Sweet Art Deal – Frank McNally on a surprising Irish contribution to the history of art

An Irishman’s Diary

 Frank Dunphy and Damien Hirst. Dunphy revolutionised the London art market and turned Damien Hirst into a multimillionaire. Photograph: Billy Farrell/Getty Images

Frank Dunphy and Damien Hirst. Dunphy revolutionised the London art market and turned Damien Hirst into a multimillionaire. Photograph: Billy Farrell/Getty Images

 

It had somehow escaped me until he died recently that one of the most influential people in the so-called Britart movement was a Dubliner and the son of a former Cumann na mBan member, who as an altar boy in the 1940s, officiated at “many an IRA funeral”, with “the lads firing off the old 303s over the grave, and me swinging the thurible”.

But this is only one of several colourful things I now know about the late Frank Dunphy, who revolutionised the London art market and turned Damien Hirst in particular into a multimillionaire. 

Another is that his official first name was Erskine, after Erskine Childers, and that his mother once brought him into the Dáil to meet Dan Breen, her comrade from the War of Independence, who greeted them while wearing “slippers”.

Later, as a young accountant in England, Dunphy learned his trade working for burlesque and circus artists. 

Arriving off the boat from Dublin, he had been brought to a “safe house” by another well-known Irish organisation, “the Legion of Mary”. But the house wasn’t safe enough, obviously, because his clients soon included Soho strip clubs, who circumvented the indecency laws of the era by posing as “life-drawing classes”.

Apart from anything else, he was a one-man campaign against the stereotyping of accountancy, in a classic Monty Python sketch and elsewhere, as boring.

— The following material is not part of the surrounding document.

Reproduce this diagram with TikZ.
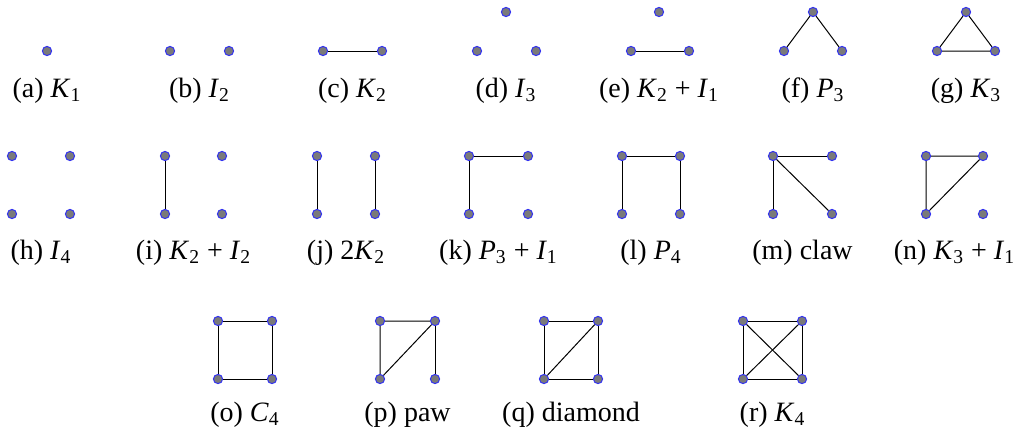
\documentclass[tikz,border=0pt]{standalone}
\usepackage{fontspec}
\setmainfont{Liberation Serif}
\usepackage{xcolor}
\definecolor{vxfill}{HTML}{7A7A7A}
\definecolor{vxline}{HTML}{3333F0}
\newcommand{\gsub}[2]{\textit{#1}\textsubscript{#2}}

\begin{document}
\begin{tikzpicture}[x=0.5pt, y=-0.5pt,
    vx/.style={circle, draw=vxline, fill=vxfill, line width=0.5pt,
               minimum size=4.6pt, inner sep=0pt},
    ed/.style={line width=0.5pt, black},
    lbl/.style={anchor=base, inner sep=0pt, font=\rmfamily\fontsize{14}{16}\selectfont}]
    \useasboundingbox (0,0) rectangle (1020,435);

    % row 1
    \node[vx] (a1) at (47,51) {};
    \node[lbl] (la) at (47,97) {(a) \gsub{K}{1}};

    \node[vx] (b1) at (170,51) {};
    \node[vx] (b2) at (229,51) {};
    \node[lbl] (lb) at (199.5,97) {(b) \gsub{I}{2}};

    \node[vx] (c1) at (323,51) {};
    \node[vx] (c2) at (382,51) {};
    \draw[ed] (c1) -- (c2);
    \node[lbl] (lc) at (352.5,97) {(c) \gsub{K}{2}};

    \node[vx] (d1) at (477,51) {};
    \node[vx] (d2) at (506,12) {};
    \node[vx] (d3) at (536,51) {};
    \node[lbl] (ld) at (506,97) {(d) \gsub{I}{3}};

    \node[vx] (e1) at (631,51) {};
    \node[vx] (e2) at (659,12) {};
    \node[vx] (e3) at (689,51) {};
    \draw[ed] (e1) -- (e3);
    \node[lbl] (le) at (659,97) {(e) \gsub{K}{2} + \gsub{I}{1}};

    \node[vx] (f1) at (784,51) {};
    \node[vx] (f2) at (813,12) {};
    \node[vx] (f3) at (842,51) {};
    \draw[ed] (f1) -- (f2) -- (f3);
    \node[lbl] (lf) at (813,97) {(f) \gsub{P}{3}};

    \node[vx] (g1) at (937,51) {};
    \node[vx] (g2) at (966,12) {};
    \node[vx] (g3) at (995,51) {};
    \draw[ed] (g1) -- (g2) -- (g3) -- (g1);
    \node[lbl] (lg) at (966,97) {(g) \gsub{K}{3}};

    % row 2
    \node[vx] (h1) at (12,156) {};
    \node[vx] (h2) at (70,156) {};
    \node[vx] (h3) at (12,214) {};
    \node[vx] (h4) at (70,214) {};
    \node[lbl] (lh) at (41,259) {(h) \gsub{I}{4}};

    \node[vx] (i1) at (165,156) {};
    \node[vx] (i2) at (222,156) {};
    \node[vx] (i3) at (165,214) {};
    \node[vx] (i4) at (222,214) {};
    \draw[ed] (i1) -- (i3);
    \node[lbl] (li) at (193.5,259) {(i) \gsub{K}{2} + \gsub{I}{2}};

    \node[vx] (j1) at (317,156) {};
    \node[vx] (j2) at (375,156) {};
    \node[vx] (j3) at (317,214) {};
    \node[vx] (j4) at (375,214) {};
    \draw[ed] (j1) -- (j3);
    \draw[ed] (j2) -- (j4);
    \node[lbl] (lj) at (346,259) {(j) 2\gsub{K}{2}};

    \node[vx] (k1) at (469,156) {};
    \node[vx] (k2) at (528,156) {};
    \node[vx] (k3) at (469,214) {};
    \node[vx] (k4) at (528,214) {};
    \draw[ed] (k3) -- (k1) -- (k2);
    \node[lbl] (lk) at (498.5,259) {(k) \gsub{P}{3} + \gsub{I}{1}};

    \node[vx] (l1) at (622,156) {};
    \node[vx] (l2) at (680,156) {};
    \node[vx] (l3) at (622,214) {};
    \node[vx] (l4) at (680,214) {};
    \draw[ed] (l3) -- (l1) -- (l2) -- (l4);
    \node[lbl] (ll) at (651,259) {(l) \gsub{P}{4}};

    \node[vx] (m1) at (773,156) {};
    \node[vx] (m2) at (832,156) {};
    \node[vx] (m3) at (773,214) {};
    \node[vx] (m4) at (832,214) {};
    \draw[ed] (m1) -- (m2);
    \draw[ed] (m1) -- (m3);
    \draw[ed] (m1) -- (m4);
    \node[lbl] (lm) at (802.5,259) {(m) claw};

    \node[vx] (n1) at (926,156) {};
    \node[vx] (n2) at (983,156) {};
    \node[vx] (n3) at (926,214) {};
    \node[vx] (n4) at (983,214) {};
    \draw[ed] (n1) -- (n2) -- (n3) -- (n1);
    \node[lbl] (ln) at (954.5,259) {(n) \gsub{K}{3} + \gsub{I}{1}};

    % row 3
    \node[vx] (o1) at (218,321) {};
    \node[vx] (o2) at (272,321) {};
    \node[vx] (o3) at (218,379) {};
    \node[vx] (o4) at (272,379) {};
    \draw[ed] (o1) -- (o2) -- (o4) -- (o3) -- (o1);
    \node[lbl] (lo) at (245,421) {(o) \gsub{C}{4}};

    \node[vx] (p1) at (380,321) {};
    \node[vx] (p2) at (435,321) {};
    \node[vx] (p3) at (380,379) {};
    \node[vx] (p4) at (435,379) {};
    \draw[ed] (p1) -- (p2) -- (p3) -- (p1);
    \draw[ed] (p2) -- (p4);
    \node[lbl] (lp) at (407.5,421) {(p) paw};

    \node[vx] (q1) at (544,321) {};
    \node[vx] (q2) at (598,321) {};
    \node[vx] (q3) at (544,379) {};
    \node[vx] (q4) at (598,379) {};
    \draw[ed] (q1) -- (q2) -- (q4) -- (q3) -- (q1);
    \draw[ed] (q2) -- (q3);
    \node[lbl] (lq) at (571,421) {(q) diamond};

    \node[vx] (r1) at (743,321) {};
    \node[vx] (r2) at (802,321) {};
    \node[vx] (r3) at (743,379) {};
    \node[vx] (r4) at (802,379) {};
    \draw[ed] (r1) -- (r2) -- (r4) -- (r3) -- (r1);
    \draw[ed] (r1) -- (r4);
    \draw[ed] (r2) -- (r3);
    \node[lbl] (lr) at (772.5,421) {(r) \gsub{K}{4}};
\end{tikzpicture}
\end{document}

Of his circus-act portfolio alone, he told the Observer a few years ago, “I had Coco the Clown and all the top jugglers in Europe on my books.”

This must have a useful preparation for dealing with Hirst, Tracy Emin, and the multiple other celebrity artists he attracted in later years, multiplying their income from rich collectors such as Charles Saatchi, who (according to the London Times obituary) once paid Dunphy the tribute of asking with a growl: “Who the fuck is this bloody Irishman?”

Hirst was the biggest beneficiary by far. He and Dunphy bonded, and when not extracting enormous sums of money from art buyers, they enjoyed “long existential discussions that drew on their shared Irish Catholic heritage”. Yes, it turns out Hirst had an Irish mother too, which may explain a lot.

***

I liked the fact that the Guardian’s obituary added a touch of burlesque, albeit unintentionally. 

Mixing up their Catholic accessories, they at first had the Mass-serving Dunphy “swinging the chasuble”, before correcting the error.  As an army of former altar-boys (they haven’t gone away, you know) could have told them, and probably did, the chasuble is the outer vestment worn by a priest.  You wouldn’t be swinging that unless you had seriously overdone it with the smoke.

***

Dunphy may also have been an influence on making London the European centre of the art market at the expense of a former powerhouse, Paris. Or maybe the French just became too bourgeois at some point and lost their bohemian edge.  

That’s one possible explanation for an incident at the Musée d’Orsay last week where a woman was initially refused entry because of her low-cut dress. The gallery later apologised after she tweeted a complaint, illustrating it with a photographic self-portrait in the (hardly indecent) garment.

The joke here, of course, is that the Musée d’Orsay houses many of the world’s most famous pictures of naked women. Its collection includes Renoir’s Grand Nu (“Large Nude”) and Manet’s Le Déjeuner sur l’herbe (“Lunch on the Grass”), both of which display the female body in all its glory. Another of Manet’s, Olympia, even lets it be known, through several heavy hints, that the woman portrayed is a demi-mondaine (“citizen of the half-world”), a poetic French euphemism for prostitute.

And then of course there is the grandly titled “L’Origine du Monde” (“The Origin of the World”), by Gustave Courbet.  That too features a demi-something – the lower half of his female model, in close-up.  Painted in 1866, it was so controversial it couldn’t be displayed anywhere until the 1980s and used to have its own security guard. But as measured by postcard sales in the museum shop, it is now one of the most popular exhibits.

A putative top half of that portrait emerged a few years ago, but the claims were disputed. So far as I know, Courbet’s real-life model remains unknown. But the most likely candidate is still Joanna Hiffernan, the artist’s favourite muse, who was born in Ireland during the Famine years and emigrated first to London, then Paris, on the way to becoming another of this island’s colourful contributions to the history of art.